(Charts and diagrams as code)
------------

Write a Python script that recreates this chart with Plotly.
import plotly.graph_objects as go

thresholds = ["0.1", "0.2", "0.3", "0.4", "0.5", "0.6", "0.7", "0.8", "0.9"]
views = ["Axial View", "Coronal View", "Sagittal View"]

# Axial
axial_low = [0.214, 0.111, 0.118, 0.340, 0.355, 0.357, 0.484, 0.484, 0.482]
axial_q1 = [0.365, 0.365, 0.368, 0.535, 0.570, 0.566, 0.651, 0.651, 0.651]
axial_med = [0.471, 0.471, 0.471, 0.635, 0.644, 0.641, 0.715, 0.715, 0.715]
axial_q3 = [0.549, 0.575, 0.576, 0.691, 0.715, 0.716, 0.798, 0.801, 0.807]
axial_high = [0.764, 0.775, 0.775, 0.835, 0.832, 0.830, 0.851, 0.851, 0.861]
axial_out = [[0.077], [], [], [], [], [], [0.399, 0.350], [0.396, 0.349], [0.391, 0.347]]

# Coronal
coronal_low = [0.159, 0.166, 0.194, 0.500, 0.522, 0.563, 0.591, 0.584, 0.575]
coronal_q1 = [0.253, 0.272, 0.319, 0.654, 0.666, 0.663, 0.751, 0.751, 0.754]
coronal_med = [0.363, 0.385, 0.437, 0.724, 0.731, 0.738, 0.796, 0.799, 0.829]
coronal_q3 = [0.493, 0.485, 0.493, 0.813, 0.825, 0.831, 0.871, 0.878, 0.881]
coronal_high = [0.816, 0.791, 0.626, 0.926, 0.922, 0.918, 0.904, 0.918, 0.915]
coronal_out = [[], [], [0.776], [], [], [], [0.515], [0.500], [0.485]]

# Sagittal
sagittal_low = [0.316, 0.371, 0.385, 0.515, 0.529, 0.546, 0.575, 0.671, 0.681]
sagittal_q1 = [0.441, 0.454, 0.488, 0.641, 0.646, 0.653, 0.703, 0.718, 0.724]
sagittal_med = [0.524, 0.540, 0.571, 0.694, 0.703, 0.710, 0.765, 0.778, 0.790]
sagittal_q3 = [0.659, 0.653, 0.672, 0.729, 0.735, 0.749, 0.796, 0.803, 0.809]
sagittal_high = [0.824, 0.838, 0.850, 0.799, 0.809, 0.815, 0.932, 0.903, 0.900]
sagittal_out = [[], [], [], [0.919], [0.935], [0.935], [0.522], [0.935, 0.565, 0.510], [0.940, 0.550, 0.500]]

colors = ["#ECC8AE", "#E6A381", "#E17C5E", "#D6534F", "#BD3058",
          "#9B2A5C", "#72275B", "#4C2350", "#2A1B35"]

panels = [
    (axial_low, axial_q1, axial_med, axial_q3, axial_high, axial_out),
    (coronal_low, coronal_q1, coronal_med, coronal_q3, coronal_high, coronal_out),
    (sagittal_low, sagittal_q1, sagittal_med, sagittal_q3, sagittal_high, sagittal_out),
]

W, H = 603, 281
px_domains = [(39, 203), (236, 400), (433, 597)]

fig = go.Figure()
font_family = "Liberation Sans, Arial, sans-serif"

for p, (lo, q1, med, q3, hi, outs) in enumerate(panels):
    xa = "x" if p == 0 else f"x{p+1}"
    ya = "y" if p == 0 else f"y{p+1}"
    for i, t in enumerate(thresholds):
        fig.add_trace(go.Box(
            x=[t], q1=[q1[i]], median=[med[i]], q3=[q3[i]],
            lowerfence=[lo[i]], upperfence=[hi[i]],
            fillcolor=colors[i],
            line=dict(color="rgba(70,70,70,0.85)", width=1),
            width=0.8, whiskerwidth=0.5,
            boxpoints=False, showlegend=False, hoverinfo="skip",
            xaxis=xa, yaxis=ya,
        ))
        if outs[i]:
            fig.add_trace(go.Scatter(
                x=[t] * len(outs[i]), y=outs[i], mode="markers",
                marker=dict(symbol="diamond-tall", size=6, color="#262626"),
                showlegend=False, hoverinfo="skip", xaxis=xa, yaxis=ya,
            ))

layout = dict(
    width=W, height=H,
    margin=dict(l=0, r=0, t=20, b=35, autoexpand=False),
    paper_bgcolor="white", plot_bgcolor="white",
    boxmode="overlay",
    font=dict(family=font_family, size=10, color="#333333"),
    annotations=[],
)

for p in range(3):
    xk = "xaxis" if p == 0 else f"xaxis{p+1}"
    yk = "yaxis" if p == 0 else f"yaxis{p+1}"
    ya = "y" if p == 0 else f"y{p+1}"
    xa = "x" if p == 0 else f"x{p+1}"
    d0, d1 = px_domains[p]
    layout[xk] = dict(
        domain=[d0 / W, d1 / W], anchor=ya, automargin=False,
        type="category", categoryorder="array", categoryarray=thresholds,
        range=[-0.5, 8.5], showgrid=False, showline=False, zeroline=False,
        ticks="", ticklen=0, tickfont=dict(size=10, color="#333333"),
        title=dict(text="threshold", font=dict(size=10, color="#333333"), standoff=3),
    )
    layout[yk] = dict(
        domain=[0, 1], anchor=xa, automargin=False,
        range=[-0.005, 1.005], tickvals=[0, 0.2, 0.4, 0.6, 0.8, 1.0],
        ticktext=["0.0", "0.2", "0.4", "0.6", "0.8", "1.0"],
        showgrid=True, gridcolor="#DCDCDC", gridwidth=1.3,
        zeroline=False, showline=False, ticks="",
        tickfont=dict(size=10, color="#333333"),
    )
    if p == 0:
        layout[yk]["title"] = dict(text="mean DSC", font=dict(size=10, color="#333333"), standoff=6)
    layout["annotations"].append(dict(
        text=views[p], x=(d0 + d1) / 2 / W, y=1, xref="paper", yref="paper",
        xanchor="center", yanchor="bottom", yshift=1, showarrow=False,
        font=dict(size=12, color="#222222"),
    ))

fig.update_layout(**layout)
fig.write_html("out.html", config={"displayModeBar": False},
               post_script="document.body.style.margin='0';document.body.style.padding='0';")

------------

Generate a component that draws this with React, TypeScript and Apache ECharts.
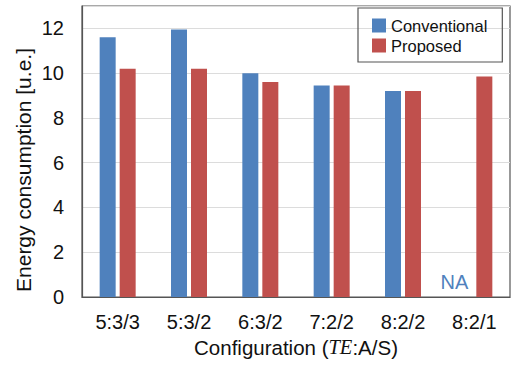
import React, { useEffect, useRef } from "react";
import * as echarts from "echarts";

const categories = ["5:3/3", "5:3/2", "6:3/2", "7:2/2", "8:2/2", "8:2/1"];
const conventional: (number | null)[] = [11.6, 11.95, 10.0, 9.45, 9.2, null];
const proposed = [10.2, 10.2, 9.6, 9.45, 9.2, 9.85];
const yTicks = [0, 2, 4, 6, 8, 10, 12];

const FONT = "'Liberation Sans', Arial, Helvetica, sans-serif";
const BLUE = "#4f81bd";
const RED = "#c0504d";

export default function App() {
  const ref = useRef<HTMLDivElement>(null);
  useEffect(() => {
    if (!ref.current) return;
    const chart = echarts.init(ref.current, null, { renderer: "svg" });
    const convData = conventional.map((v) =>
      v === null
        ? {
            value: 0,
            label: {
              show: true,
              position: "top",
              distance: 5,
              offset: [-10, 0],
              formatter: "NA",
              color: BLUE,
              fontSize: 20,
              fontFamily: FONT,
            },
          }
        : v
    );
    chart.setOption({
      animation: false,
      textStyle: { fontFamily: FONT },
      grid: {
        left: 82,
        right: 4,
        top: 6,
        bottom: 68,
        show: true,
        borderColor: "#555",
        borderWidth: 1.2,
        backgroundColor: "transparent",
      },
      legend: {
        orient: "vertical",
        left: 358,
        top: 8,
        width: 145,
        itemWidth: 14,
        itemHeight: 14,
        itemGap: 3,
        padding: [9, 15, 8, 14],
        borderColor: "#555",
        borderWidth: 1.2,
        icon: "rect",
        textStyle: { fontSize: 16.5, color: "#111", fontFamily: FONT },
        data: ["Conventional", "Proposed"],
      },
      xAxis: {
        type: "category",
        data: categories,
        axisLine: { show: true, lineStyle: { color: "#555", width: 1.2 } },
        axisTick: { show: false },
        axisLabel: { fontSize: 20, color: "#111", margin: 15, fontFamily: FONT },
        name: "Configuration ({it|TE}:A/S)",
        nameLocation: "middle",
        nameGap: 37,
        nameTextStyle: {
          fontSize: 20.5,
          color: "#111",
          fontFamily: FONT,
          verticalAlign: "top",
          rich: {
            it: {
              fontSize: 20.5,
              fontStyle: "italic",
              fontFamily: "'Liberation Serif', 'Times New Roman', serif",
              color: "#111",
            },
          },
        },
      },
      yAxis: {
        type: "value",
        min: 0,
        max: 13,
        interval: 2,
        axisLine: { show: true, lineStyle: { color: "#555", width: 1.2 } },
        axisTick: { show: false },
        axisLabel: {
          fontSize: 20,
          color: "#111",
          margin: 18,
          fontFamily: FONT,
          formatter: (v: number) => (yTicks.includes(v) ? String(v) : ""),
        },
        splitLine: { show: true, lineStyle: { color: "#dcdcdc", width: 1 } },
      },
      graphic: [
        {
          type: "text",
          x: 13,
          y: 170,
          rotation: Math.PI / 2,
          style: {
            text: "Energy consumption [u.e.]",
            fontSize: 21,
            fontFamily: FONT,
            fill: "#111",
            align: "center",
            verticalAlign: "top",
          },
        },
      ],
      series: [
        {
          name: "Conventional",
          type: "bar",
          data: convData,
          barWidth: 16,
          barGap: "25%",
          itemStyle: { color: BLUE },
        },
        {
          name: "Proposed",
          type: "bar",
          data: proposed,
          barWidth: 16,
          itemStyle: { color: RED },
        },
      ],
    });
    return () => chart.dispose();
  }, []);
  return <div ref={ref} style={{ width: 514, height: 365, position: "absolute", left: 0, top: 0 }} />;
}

------------

Transcribe only the lines above that start at the line containing "Generate a component" and end at the line containing "import * as". Omit pictures.

Generate a component that draws this with React, TypeScript and Apache ECharts.
import React, { useEffect, useRef } from "react";
import * as echarts from "echarts";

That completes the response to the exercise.